Information supplied:

------------------------------------

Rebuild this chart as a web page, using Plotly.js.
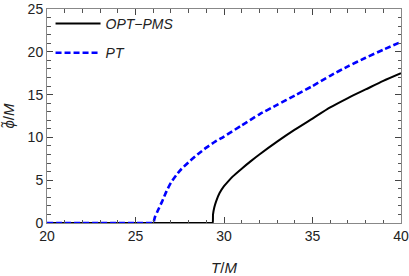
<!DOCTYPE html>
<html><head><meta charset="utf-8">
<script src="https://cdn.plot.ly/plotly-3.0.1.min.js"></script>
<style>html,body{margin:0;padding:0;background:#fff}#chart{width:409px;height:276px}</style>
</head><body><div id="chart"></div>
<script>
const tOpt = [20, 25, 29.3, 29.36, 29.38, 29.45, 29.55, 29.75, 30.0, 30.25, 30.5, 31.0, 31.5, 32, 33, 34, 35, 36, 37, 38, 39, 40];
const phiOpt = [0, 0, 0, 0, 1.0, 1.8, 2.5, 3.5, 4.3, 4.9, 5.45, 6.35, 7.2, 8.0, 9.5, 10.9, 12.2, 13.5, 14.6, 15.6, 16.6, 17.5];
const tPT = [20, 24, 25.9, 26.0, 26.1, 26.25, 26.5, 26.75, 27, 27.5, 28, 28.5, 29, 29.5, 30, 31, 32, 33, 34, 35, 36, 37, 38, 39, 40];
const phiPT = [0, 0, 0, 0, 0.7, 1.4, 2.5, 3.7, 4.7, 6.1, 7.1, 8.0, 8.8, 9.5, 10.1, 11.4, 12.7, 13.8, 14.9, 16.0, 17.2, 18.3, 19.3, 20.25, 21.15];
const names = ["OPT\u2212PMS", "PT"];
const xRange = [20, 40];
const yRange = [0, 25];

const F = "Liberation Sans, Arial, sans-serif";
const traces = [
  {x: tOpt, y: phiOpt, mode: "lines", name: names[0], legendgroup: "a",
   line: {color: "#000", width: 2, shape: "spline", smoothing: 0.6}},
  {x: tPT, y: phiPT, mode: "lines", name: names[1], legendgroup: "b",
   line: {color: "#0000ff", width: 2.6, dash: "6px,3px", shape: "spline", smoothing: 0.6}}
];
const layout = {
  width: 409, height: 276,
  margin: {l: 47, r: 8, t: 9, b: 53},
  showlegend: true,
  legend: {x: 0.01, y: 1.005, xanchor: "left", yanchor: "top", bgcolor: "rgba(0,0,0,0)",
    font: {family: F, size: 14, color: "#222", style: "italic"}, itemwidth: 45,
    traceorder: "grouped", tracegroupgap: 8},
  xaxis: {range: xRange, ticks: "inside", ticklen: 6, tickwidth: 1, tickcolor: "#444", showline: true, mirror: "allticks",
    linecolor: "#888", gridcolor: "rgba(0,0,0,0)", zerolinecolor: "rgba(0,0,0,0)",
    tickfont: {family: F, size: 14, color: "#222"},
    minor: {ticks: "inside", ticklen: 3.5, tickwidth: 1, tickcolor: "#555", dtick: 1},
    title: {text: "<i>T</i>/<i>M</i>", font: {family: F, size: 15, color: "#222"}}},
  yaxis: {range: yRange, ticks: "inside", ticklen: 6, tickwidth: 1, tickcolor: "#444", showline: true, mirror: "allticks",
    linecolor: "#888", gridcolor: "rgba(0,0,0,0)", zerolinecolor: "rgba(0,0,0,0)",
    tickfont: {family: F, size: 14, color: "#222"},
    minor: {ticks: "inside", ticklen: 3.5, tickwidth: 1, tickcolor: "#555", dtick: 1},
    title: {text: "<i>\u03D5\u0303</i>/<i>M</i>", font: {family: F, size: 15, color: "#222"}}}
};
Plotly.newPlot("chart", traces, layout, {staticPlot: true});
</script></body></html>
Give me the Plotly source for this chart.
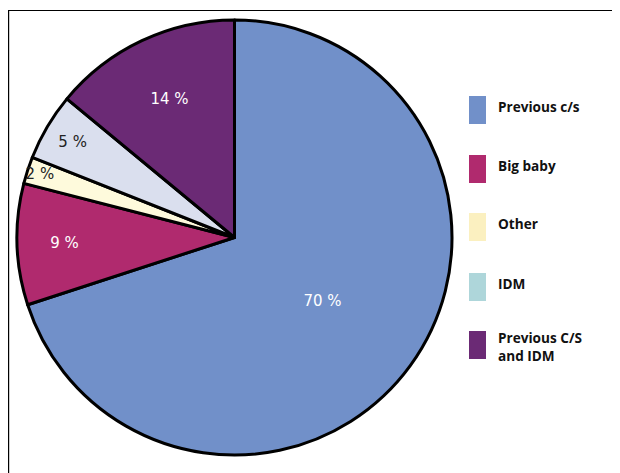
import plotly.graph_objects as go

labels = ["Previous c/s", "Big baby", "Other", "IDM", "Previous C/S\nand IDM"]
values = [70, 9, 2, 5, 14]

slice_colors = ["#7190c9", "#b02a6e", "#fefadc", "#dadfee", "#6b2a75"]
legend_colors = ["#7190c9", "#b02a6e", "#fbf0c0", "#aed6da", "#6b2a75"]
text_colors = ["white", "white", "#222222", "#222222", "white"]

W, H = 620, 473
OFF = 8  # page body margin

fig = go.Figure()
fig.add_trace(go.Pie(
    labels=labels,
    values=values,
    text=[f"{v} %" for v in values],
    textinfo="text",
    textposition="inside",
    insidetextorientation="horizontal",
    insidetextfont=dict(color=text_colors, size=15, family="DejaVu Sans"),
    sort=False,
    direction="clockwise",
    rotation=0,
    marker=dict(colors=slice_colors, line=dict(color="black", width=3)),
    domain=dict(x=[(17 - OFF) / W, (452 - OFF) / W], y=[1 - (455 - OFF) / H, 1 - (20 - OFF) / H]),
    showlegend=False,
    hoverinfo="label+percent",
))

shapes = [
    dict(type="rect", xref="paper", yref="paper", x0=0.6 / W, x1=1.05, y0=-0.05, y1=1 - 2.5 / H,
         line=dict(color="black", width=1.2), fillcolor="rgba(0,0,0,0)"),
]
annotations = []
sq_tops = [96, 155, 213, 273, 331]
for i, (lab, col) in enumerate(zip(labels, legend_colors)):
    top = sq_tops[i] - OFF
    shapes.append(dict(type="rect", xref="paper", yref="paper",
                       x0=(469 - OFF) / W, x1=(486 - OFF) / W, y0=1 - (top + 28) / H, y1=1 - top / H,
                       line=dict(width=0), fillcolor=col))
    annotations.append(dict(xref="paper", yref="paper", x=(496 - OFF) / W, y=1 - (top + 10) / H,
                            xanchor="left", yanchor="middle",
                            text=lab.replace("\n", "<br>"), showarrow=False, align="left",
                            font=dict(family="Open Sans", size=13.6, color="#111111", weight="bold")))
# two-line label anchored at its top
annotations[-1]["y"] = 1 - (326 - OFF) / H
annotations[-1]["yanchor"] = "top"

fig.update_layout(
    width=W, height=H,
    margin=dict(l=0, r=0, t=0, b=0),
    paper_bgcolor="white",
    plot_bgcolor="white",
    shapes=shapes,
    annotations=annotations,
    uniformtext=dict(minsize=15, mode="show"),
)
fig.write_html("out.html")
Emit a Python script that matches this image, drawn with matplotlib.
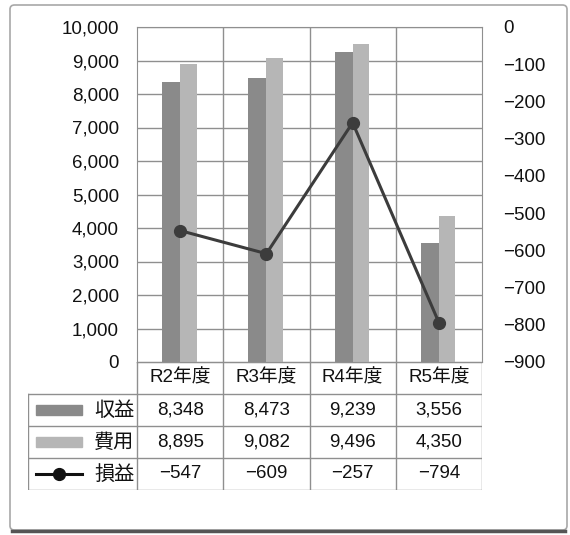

------------------------------------

Goal: Copy each line above precisely, dropping the pictures.

Solution to the problem:
Rebuild this chart as a web page, using Plotly.js.
<!DOCTYPE html>
<html><head><meta charset="utf-8">
<script src="https://cdn.plot.ly/plotly-3.0.1.min.js"></script>
<style>html,body{margin:0;padding:0;background:#fff}#chart{width:409px;height:276px}</style>
</head><body><div id="chart"></div>
<script>
const tOpt = [20, 25, 29.3, 29.36, 29.38, 29.45, 29.55, 29.75, 30.0, 30.25, 30.5, 31.0, 31.5, 32, 33, 34, 35, 36, 37, 38, 39, 40];
const phiOpt = [0, 0, 0, 0, 1.0, 1.8, 2.5, 3.5, 4.3, 4.9, 5.45, 6.35, 7.2, 8.0, 9.5, 10.9, 12.2, 13.5, 14.6, 15.6, 16.6, 17.5];
const tPT = [20, 24, 25.9, 26.0, 26.1, 26.25, 26.5, 26.75, 27, 27.5, 28, 28.5, 29, 29.5, 30, 31, 32, 33, 34, 35, 36, 37, 38, 39, 40];
const phiPT = [0, 0, 0, 0, 0.7, 1.4, 2.5, 3.7, 4.7, 6.1, 7.1, 8.0, 8.8, 9.5, 10.1, 11.4, 12.7, 13.8, 14.9, 16.0, 17.2, 18.3, 19.3, 20.25, 21.15];
const names = ["OPT\u2212PMS", "PT"];
const xRange = [20, 40];
const yRange = [0, 25];

const F = "Liberation Sans, Arial, sans-serif";
const traces = [
  {x: tOpt, y: phiOpt, mode: "lines", name: names[0], legendgroup: "a",
   line: {color: "#000", width: 2, shape: "spline", smoothing: 0.6}},
  {x: tPT, y: phiPT, mode: "lines", name: names[1], legendgroup: "b",
   line: {color: "#0000ff", width: 2.6, dash: "6px,3px", shape: "spline", smoothing: 0.6}}
];
const layout = {
  width: 409, height: 276,
  margin: {l: 47, r: 8, t: 9, b: 53},
  showlegend: true,
  legend: {x: 0.01, y: 1.005, xanchor: "left", yanchor: "top", bgcolor: "rgba(0,0,0,0)",
    font: {family: F, size: 14, color: "#222", style: "italic"}, itemwidth: 45,
    traceorder: "grouped", tracegroupgap: 8},
  xaxis: {range: xRange, ticks: "inside", ticklen: 6, tickwidth: 1, tickcolor: "#444", showline: true, mirror: "allticks",
    linecolor: "#888", gridcolor: "rgba(0,0,0,0)", zerolinecolor: "rgba(0,0,0,0)",
    tickfont: {family: F, size: 14, color: "#222"},
    minor: {ticks: "inside", ticklen: 3.5, tickwidth: 1, tickcolor: "#555", dtick: 1},
    title: {text: "<i>T</i>/<i>M</i>", font: {family: F, size: 15, color: "#222"}}},
  yaxis: {range: yRange, ticks: "inside", ticklen: 6, tickwidth: 1, tickcolor: "#444", showline: true, mirror: "allticks",
    linecolor: "#888", gridcolor: "rgba(0,0,0,0)", zerolinecolor: "rgba(0,0,0,0)",
    tickfont: {family: F, size: 14, color: "#222"},
    minor: {ticks: "inside", ticklen: 3.5, tickwidth: 1, tickcolor: "#555", dtick: 1},
    title: {text: "<i>\u03D5\u0303</i>/<i>M</i>", font: {family: F, size: 15, color: "#222"}}}
};
Plotly.newPlot("chart", traces, layout, {staticPlot: true});
</script></body></html>
Give me the Plotly source for this chart.
import plotly.graph_objects as go

labels = ["Previous c/s", "Big baby", "Other", "IDM", "Previous C/S\nand IDM"]
values = [70, 9, 2, 5, 14]

slice_colors = ["#7190c9", "#b02a6e", "#fefadc", "#dadfee", "#6b2a75"]
legend_colors = ["#7190c9", "#b02a6e", "#fbf0c0", "#aed6da", "#6b2a75"]
text_colors = ["white", "white", "#222222", "#222222", "white"]

W, H = 620, 473
OFF = 8  # page body margin

fig = go.Figure()
fig.add_trace(go.Pie(
    labels=labels,
    values=values,
    text=[f"{v} %" for v in values],
    textinfo="text",
    textposition="inside",
    insidetextorientation="horizontal",
    insidetextfont=dict(color=text_colors, size=15, family="DejaVu Sans"),
    sort=False,
    direction="clockwise",
    rotation=0,
    marker=dict(colors=slice_colors, line=dict(color="black", width=3)),
    domain=dict(x=[(17 - OFF) / W, (452 - OFF) / W], y=[1 - (455 - OFF) / H, 1 - (20 - OFF) / H]),
    showlegend=False,
    hoverinfo="label+percent",
))

shapes = [
    dict(type="rect", xref="paper", yref="paper", x0=0.6 / W, x1=1.05, y0=-0.05, y1=1 - 2.5 / H,
         line=dict(color="black", width=1.2), fillcolor="rgba(0,0,0,0)"),
]
annotations = []
sq_tops = [96, 155, 213, 273, 331]
for i, (lab, col) in enumerate(zip(labels, legend_colors)):
    top = sq_tops[i] - OFF
    shapes.append(dict(type="rect", xref="paper", yref="paper",
                       x0=(469 - OFF) / W, x1=(486 - OFF) / W, y0=1 - (top + 28) / H, y1=1 - top / H,
                       line=dict(width=0), fillcolor=col))
    annotations.append(dict(xref="paper", yref="paper", x=(496 - OFF) / W, y=1 - (top + 10) / H,
                            xanchor="left", yanchor="middle",
                            text=lab.replace("\n", "<br>"), showarrow=False, align="left",
                            font=dict(family="Open Sans", size=13.6, color="#111111", weight="bold")))
# two-line label anchored at its top
annotations[-1]["y"] = 1 - (326 - OFF) / H
annotations[-1]["yanchor"] = "top"

fig.update_layout(
    width=W, height=H,
    margin=dict(l=0, r=0, t=0, b=0),
    paper_bgcolor="white",
    plot_bgcolor="white",
    shapes=shapes,
    annotations=annotations,
    uniformtext=dict(minsize=15, mode="show"),
)
fig.write_html("out.html")
Emit a Python script that matches this image, drawn with matplotlib.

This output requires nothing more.